Forum Discussion
Data Governance... who, how, why?
Hey, Data Governance Specialist here 👋
From a DAMA perspective, Data Governance is a core business function, not a subset of Security or Compliance.
Who owns Data Governance
According to DAMA, Data Governance sits at the top of the data management framework and provides direction and oversight for all other data management functions. Ownership typically lies with:
- A Data Office / CDO organization
- Enterprise Information Management
- A cross-functional data governance council representing the business
Security and Compliance are key stakeholders, but not owners. They execute controls based on governance decisions.

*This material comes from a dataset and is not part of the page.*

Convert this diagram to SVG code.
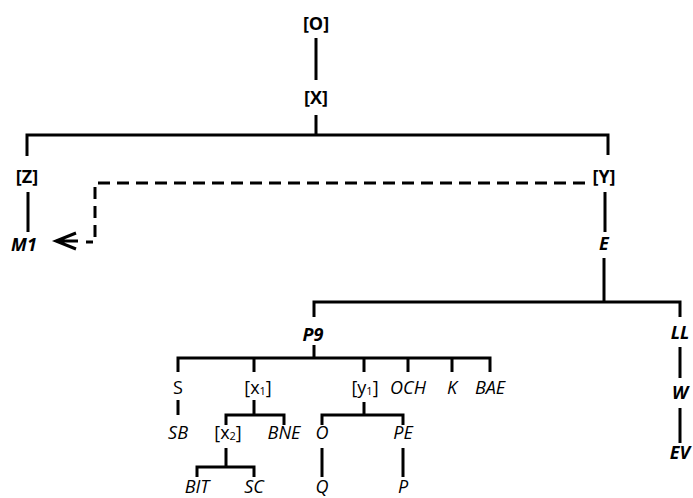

Why Data Governance exists
Data Governance ensures:
- Clear data ownership and accountability
- Consistent definitions and business concepts
- Agreed quality standards
- Approved usage rules
Without governance, security and compliance operate in isolation, often enforcing controls on data that is poorly defined or inconsistently owned.
How it is permissioned
DAMA does describe multiple operating models. Centralized, federated, and decentralized models are all valid, depending on organizational maturity and culture. What matters is that:
- Decision rights are clearly defined
- Roles such as data owner, steward, and custodian are formally assigned
- Tools reflect these roles, but authority comes from governance, not technology
Key distinction
- Governance decides who is allowed to decide
- Security decides how data is protected
- Compliance decides how long data is kept and why
If you’re interested in going deeper into this, I strongly recommend the DAMA-DMBOK 2.0, which lays out this operating model in detail.
Also worth noting: DAMA-DMBOK 3.0 is currently in development.